In the material below, find all lines with the string "this" and copy them.

# # # # # # #

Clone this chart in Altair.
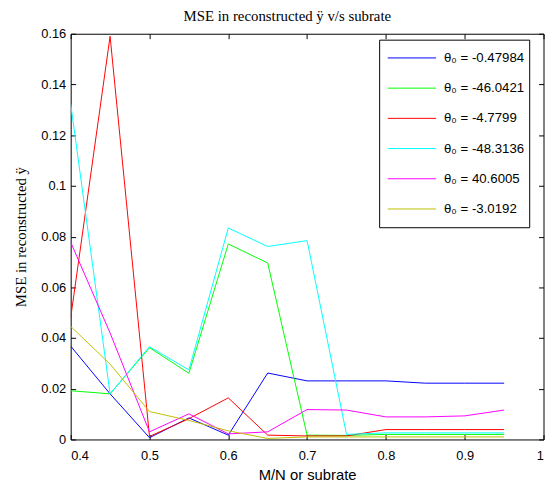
import altair as alt
import pandas as pd

x_vals = [0.4, 0.45, 0.5, 0.55, 0.6, 0.65, 0.7, 0.75, 0.8, 0.85, 0.9, 0.95]

series_names = [
    "θ₀ = -0.47984",
    "θ₀ = -46.0421",
    "θ₀ = -4.7799",
    "θ₀ = -48.3136",
    "θ₀ = 40.6005",
    "θ₀ = -3.0192",
]
series_colors = ["#0000FF", "#00FF00", "#FF0000", "#00FFFF", "#FF00FF", "#BFBF00"]

blue = [0.0368, 0.018, 0.0007, 0.0085, 0.0017, 0.0262, 0.0231, 0.0231, 0.0231, 0.0222, 0.0222, 0.0222]
green = [0.0192, 0.018, 0.0362, 0.0261, 0.0771, 0.0696, 0.0017, 0.0016, 0.002, 0.002, 0.002, 0.002]
red = [0.048, 0.159, 0.0012, 0.0082, 0.0164, 0.0017, 0.0014, 0.0014, 0.0039, 0.0039, 0.0039, 0.0039]
cyan = [0.1324, 0.018, 0.0366, 0.0274, 0.0834, 0.0761, 0.0784, 0.002, 0.0026, 0.0026, 0.0026, 0.0026]
magenta = [0.0778, 0.042, 0.003, 0.0101, 0.0022, 0.003, 0.0118, 0.0116, 0.0089, 0.0089, 0.0093, 0.0116]
yellow = [0.0446, 0.0297, 0.011, 0.0075, 0.0034, 0.0004, 0.001, 0.001, 0.001, 0.001, 0.001, 0.001]

x_ticks = [0.4, 0.5, 0.6, 0.7, 0.8, 0.9, 1.0]
y_ticks = [0, 0.02, 0.04, 0.06, 0.08, 0.1, 0.12, 0.14, 0.16]

rows = []
for name, ys in zip(series_names, [blue, green, red, cyan, magenta, yellow]):
    for i, (xv, yv) in enumerate(zip(x_vals, ys)):
        rows.append({"series": name, "x": xv, "y": yv, "idx": i})
df = pd.DataFrame(rows)

W, H = 479, 411
SANS = "Liberation Sans"
SERIF = "Liberation Serif"

xs = alt.Scale(domain=[0.4, 1.0], nice=False, zero=False)
ys_ = alt.Scale(domain=[0, 0.16], nice=False, zero=False)

base = alt.Chart(df)

lines = base.mark_line(strokeWidth=1, clip=True).encode(
    x=alt.X("x:Q", scale=xs, axis=alt.Axis(
        orient="bottom", values=x_ticks, format="~g", ticks=False, tickSize=0,
        domain=False, grid=False, labelFont=SANS, labelFontSize=13,
        labelColor="black", labelPadding=10, title="M/N or subrate",
        titleFont=SANS, titleFontSize=15, titleFontWeight="normal",
        titleColor="black", titlePadding=6)),
    y=alt.Y("y:Q", scale=ys_, axis=alt.Axis(
        orient="left", values=y_ticks, format="~g", ticks=False, tickSize=0,
        domain=False, grid=False, labelFont=SANS, labelFontSize=13,
        labelColor="black", labelPadding=5, title="MSE in reconstructed ÿ",
        titleFont=SERIF, titleFontSize=15, titleFontWeight="normal",
        titleColor="black", titlePadding=12)),
    color=alt.Color("series:N", sort=series_names,
                    scale=alt.Scale(domain=series_names, range=series_colors),
                    legend=alt.Legend(
                        title=None, orient="none", legendX=312.5, legendY=6,
                        padding=4.5, strokeColor="black", fillColor="white",
                        symbolType="stroke", symbolSize=2401, symbolStrokeWidth=1,
                        clipHeight=28, rowPadding=2.6, symbolOffset=3.7,
                        labelOffset=7.5, labelFont=SANS, labelFontSize=13.4,
                        labelColor="black", labelLimit=300)),
    order="idx:Q",
)

ticks_a = base.mark_point(opacity=0).encode(
    x=alt.X("x:Q", scale=xs, axis=alt.Axis(
        orient="top", offset=-H, values=x_ticks, labels=False, domain=False,
        grid=False, tickSize=5, tickColor="black", title="")),
    y=alt.Y("y:Q", scale=ys_, axis=alt.Axis(
        orient="right", offset=-W, values=y_ticks, labels=False, domain=False,
        grid=False, tickSize=5, tickColor="black", title="")),
)

ticks_b = base.mark_point(opacity=0).encode(
    x=alt.X("x:Q", scale=xs, axis=alt.Axis(
        orient="bottom", offset=-H, values=x_ticks, labels=False, domain=False,
        grid=False, tickSize=5, tickColor="black", title="")),
    y=alt.Y("y:Q", scale=ys_, axis=alt.Axis(
        orient="left", offset=-W, values=y_ticks, labels=False, domain=False,
        grid=False, tickSize=5, tickColor="black", title="")),
)

chart = alt.layer(lines, ticks_a, ticks_b).resolve_axis(
    x="independent", y="independent"
).properties(
    width=W, height=H,
    autosize=alt.AutoSizeParams(type="none"),
    padding={"left": 63.5, "top": 23, "right": 1.5, "bottom": 40},
    background="white",
    title=alt.TitleParams(
        text="MSE in reconstructed ÿ v/s subrate", font=SERIF, fontSize=15,
        fontWeight="normal", color="black", anchor="middle", frame="group",
        dx=-20, offset=-11, baseline="bottom"),
).configure_view(stroke="black", strokeWidth=1)

chart.save("out.html", embed_options={"renderer": "svg", "actions": False})
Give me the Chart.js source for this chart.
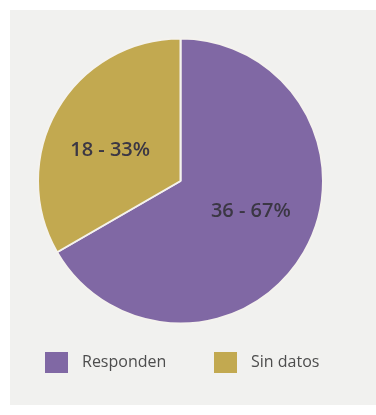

# # # # # # #

▶ **Written reply**:
Clone this chart in Altair.
Give me the Chart.js source for this chart.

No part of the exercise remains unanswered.